Until Jackie Robinson joined the Brooklyn Dodgers in 1947, Afican Americans were shut out of the all-American Pastime: Major League Baseball. Thousands of talented athletes were excluded simply because of the color of their skin. And so they formed their own leagues. The history of the Negro Leagues is the story of legendary heroes such as Cool Papa~Bell, who some say was the fastest runner to ever steal a base, and Satchel Paige, whose fastball was called a "Bee Ball" because all the batter heard was a buzz as it zinged past him over the plate.

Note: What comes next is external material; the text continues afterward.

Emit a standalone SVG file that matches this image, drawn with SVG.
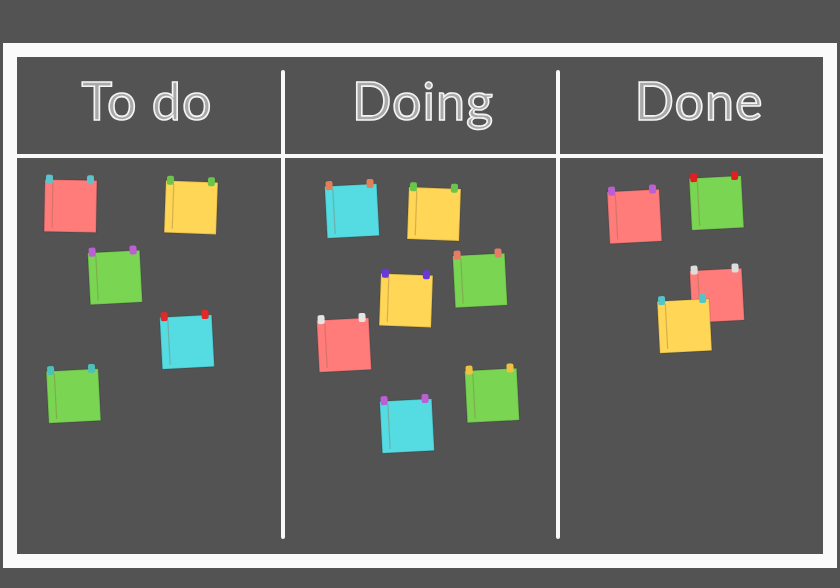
<svg xmlns="http://www.w3.org/2000/svg" width="840" height="588" viewBox="0 0 840 588">
<defs>
<style>
.bg{fill:#535353}
.frame{fill:none;stroke:#fafafa;stroke-width:14}
.div{stroke:#f8f8f8;stroke-width:4;stroke-linecap:round}
.hdr{font-family:Lato,"Open Sans",sans-serif;font-weight:400;font-size:52px;fill:#a9a9a9;stroke:#f4f4f4;stroke-width:1.6;text-anchor:middle;letter-spacing:1px}
.pk{fill:#ff7c7a}.yl{fill:#ffd655}.gr{fill:#7ad553}.cy{fill:#55dbe2}
.edge{fill:none;stroke:#000;stroke-opacity:0.12;stroke-width:1.5}
.crease{stroke:#8a6a40;stroke-opacity:0.35;stroke-width:1.2}
</style>
</defs>
<rect class="bg" x="0" y="0" width="840" height="588"/>
<rect class="frame" x="10" y="50" width="820" height="511"/>
<g id="dividers">
<line class="div" x1="17" y1="156" x2="823" y2="156"/>
<line class="div" x1="283" y1="72" x2="283" y2="537"/>
<line class="div" x1="558" y1="72" x2="558" y2="537"/>
</g>
<g id="headers">
<text class="hdr" x="147" y="120">To do</text>
<text class="hdr" x="423" y="120">Doing</text>
<text class="hdr" x="699" y="120">Done</text>
</g>
<g id="notes">
<!-- To do -->
<g id="n1" transform="translate(70.5,206) rotate(1)"><rect class="pk" x="-26" y="-26" width="52" height="52"/><rect class="edge" x="-26" y="-26" width="52" height="52"/><line class="crease" x1="-18" y1="-23" x2="-18" y2="22"/><rect x="-25" y="-31" width="7" height="9" rx="2" fill="#5cc3cc"/><rect x="16" y="-31" width="7" height="9" rx="2" fill="#5cc3cc"/></g>
<g id="n2" transform="translate(191,207.5) rotate(2)"><rect class="yl" x="-26" y="-26" width="52" height="52"/><rect class="edge" x="-26" y="-26" width="52" height="52"/><line class="crease" x1="-18" y1="-23" x2="-18" y2="22"/><rect x="-25" y="-31" width="7" height="9" rx="2" fill="#6cc44a"/><rect x="16" y="-31" width="7" height="9" rx="2" fill="#6cc44a"/></g>
<g id="n3" transform="translate(115,277.5) rotate(-3)"><rect class="gr" x="-26" y="-26" width="52" height="52"/><rect class="edge" x="-26" y="-26" width="52" height="52"/><line class="crease" x1="-18" y1="-23" x2="-18" y2="22"/><rect x="-25" y="-31" width="7" height="9" rx="2" fill="#bb5fd3"/><rect x="16" y="-31" width="7" height="9" rx="2" fill="#bb5fd3"/></g>
<g id="n4" transform="translate(187,342) rotate(-3)"><rect class="cy" x="-26" y="-26" width="52" height="52"/><rect class="edge" x="-26" y="-26" width="52" height="52"/><line class="crease" x1="-18" y1="-23" x2="-18" y2="22"/><rect x="-25" y="-31" width="7" height="9" rx="2" fill="#e02a2a"/><rect x="16" y="-31" width="7" height="9" rx="2" fill="#e02a2a"/></g>
<g id="n5" transform="translate(73.5,396) rotate(-3)"><rect class="gr" x="-26" y="-26" width="52" height="52"/><rect class="edge" x="-26" y="-26" width="52" height="52"/><line class="crease" x1="-18" y1="-23" x2="-18" y2="22"/><rect x="-25" y="-31" width="7" height="9" rx="2" fill="#4fc0b8"/><rect x="16" y="-31" width="7" height="9" rx="2" fill="#4fc0b8"/></g>
<!-- Doing -->
<g id="n6" transform="translate(352,211) rotate(-3)"><rect class="cy" x="-26" y="-26" width="52" height="52"/><rect class="edge" x="-26" y="-26" width="52" height="52"/><line class="crease" x1="-18" y1="-23" x2="-18" y2="22"/><rect x="-25" y="-31" width="7" height="9" rx="2" fill="#e0805a"/><rect x="16" y="-31" width="7" height="9" rx="2" fill="#e0805a"/></g>
<g id="n7" transform="translate(434,214) rotate(2)"><rect class="yl" x="-26" y="-26" width="52" height="52"/><rect class="edge" x="-26" y="-26" width="52" height="52"/><line class="crease" x1="-18" y1="-23" x2="-18" y2="22"/><rect x="-25" y="-31" width="7" height="9" rx="2" fill="#6cc44a"/><rect x="16" y="-31" width="7" height="9" rx="2" fill="#6cc44a"/></g>
<g id="n8" transform="translate(480,280.5) rotate(-3)"><rect class="gr" x="-26" y="-26" width="52" height="52"/><rect class="edge" x="-26" y="-26" width="52" height="52"/><line class="crease" x1="-18" y1="-23" x2="-18" y2="22"/><rect x="-25" y="-31" width="7" height="9" rx="2" fill="#e57c68"/><rect x="16" y="-31" width="7" height="9" rx="2" fill="#e57c68"/></g>
<g id="n9" transform="translate(406,300.5) rotate(2)"><rect class="yl" x="-26" y="-26" width="52" height="52"/><rect class="edge" x="-26" y="-26" width="52" height="52"/><line class="crease" x1="-18" y1="-23" x2="-18" y2="22"/><rect x="-25" y="-31" width="7" height="9" rx="2" fill="#6a38d8"/><rect x="16" y="-31" width="7" height="9" rx="2" fill="#6a38d8"/></g>
<g id="n10" transform="translate(344,345) rotate(-3)"><rect class="pk" x="-26" y="-26" width="52" height="52"/><rect class="edge" x="-26" y="-26" width="52" height="52"/><line class="crease" x1="-18" y1="-23" x2="-18" y2="22"/><rect x="-25" y="-31" width="7" height="9" rx="2" fill="#e4e4e4"/><rect x="16" y="-31" width="7" height="9" rx="2" fill="#e4e4e4"/></g>
<g id="n11" transform="translate(407,426) rotate(-3)"><rect class="cy" x="-26" y="-26" width="52" height="52"/><rect class="edge" x="-26" y="-26" width="52" height="52"/><line class="crease" x1="-18" y1="-23" x2="-18" y2="22"/><rect x="-25" y="-31" width="7" height="9" rx="2" fill="#bb5fd3"/><rect x="16" y="-31" width="7" height="9" rx="2" fill="#bb5fd3"/></g>
<g id="n12" transform="translate(492,395.5) rotate(-3)"><rect class="gr" x="-26" y="-26" width="52" height="52"/><rect class="edge" x="-26" y="-26" width="52" height="52"/><line class="crease" x1="-18" y1="-23" x2="-18" y2="22"/><rect x="-25" y="-31" width="7" height="9" rx="2" fill="#f0c040"/><rect x="16" y="-31" width="7" height="9" rx="2" fill="#f0c040"/></g>
<!-- Done -->
<g id="n13" transform="translate(634.5,216.5) rotate(-3)"><rect class="pk" x="-26" y="-26" width="52" height="52"/><rect class="edge" x="-26" y="-26" width="52" height="52"/><line class="crease" x1="-18" y1="-23" x2="-18" y2="22"/><rect x="-25" y="-31" width="7" height="9" rx="2" fill="#bb5fd3"/><rect x="16" y="-31" width="7" height="9" rx="2" fill="#bb5fd3"/></g>
<g id="n14" transform="translate(716.5,203) rotate(-3)"><rect class="gr" x="-26" y="-26" width="52" height="52"/><rect class="edge" x="-26" y="-26" width="52" height="52"/><line class="crease" x1="-18" y1="-23" x2="-18" y2="22"/><rect x="-25" y="-31" width="7" height="9" rx="2" fill="#e02020"/><rect x="16" y="-31" width="7" height="9" rx="2" fill="#e02020"/></g>
<g id="n15" transform="translate(717,295.5) rotate(-3)"><rect class="pk" x="-26" y="-26" width="52" height="52"/><rect class="edge" x="-26" y="-26" width="52" height="52"/><line class="crease" x1="-18" y1="-23" x2="-18" y2="22"/><rect x="-25" y="-31" width="7" height="9" rx="2" fill="#dddddd"/><rect x="16" y="-31" width="7" height="9" rx="2" fill="#dddddd"/></g>
<g id="n16" transform="translate(684.5,326) rotate(-3)"><rect class="yl" x="-26" y="-26" width="52" height="52"/><rect class="edge" x="-26" y="-26" width="52" height="52"/><line class="crease" x1="-18" y1="-23" x2="-18" y2="22"/><rect x="-25" y="-31" width="7" height="9" rx="2" fill="#55c4c8"/><rect x="16" y="-31" width="7" height="9" rx="2" fill="#55c4c8"/></g>
</g>
</svg>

The players were forced to endure segregated, second-rate living conditions, but their talent, courage and determination were always first-rate. By 1960, the last of the Negro League baseball teams were disbanded. Although the heyday of the Negro Leagues was over, a few Major League stars got their start playing for the last of the Negro League teams. Ernie Banks honed his skills with the Kansas City Monarchs before going to the Chicago Cubs. The New York Giants paid $15,000 to the Birmingham Black Barons for a powerful slugger named Willie Mays. And, the record-breaking home run hitter, Hank Aaron, played for the Indianapolis Clowns before he put on a Boston Braves uniform.

Meanwhile, Jackie Robinson played second base for the Brooklyn Dodgers throughout the 1950's. His lifetime batting average was an impressive .311, and in 1962 he was elected to the Baseball Hall of Fame. This was another first. Other players with roots in the Negro Leagues but who spent the bulk of their careers in the Major Leagues who have also been elected to the Baseball Hall of Fame included Hank Aaron, Ernie Banks, Willie Mays and Roy Campanella. No other athletes who played exclusively for the Negro Leagues were placed in the Baseball Hall of Fame until the late 1960's when the rules were changed. Finally, the superstars of the Negro Leagues could get the honor they so richly deserved. Satchel Paige was the first, elected in 1971. Josh Gibson and Buck Leonard were inducted in 1972. Cool Papa Bell, Ray Dandridge, Oscar Charleston, Martin Dihigo, Monte Irvin, Pop Lloyd Judy Johnson and Rube Foster soon followed.

At last, a few of the players were recognized and included, but there are so many more exceptional players who have not been honored. Until they are, the Season will not be over.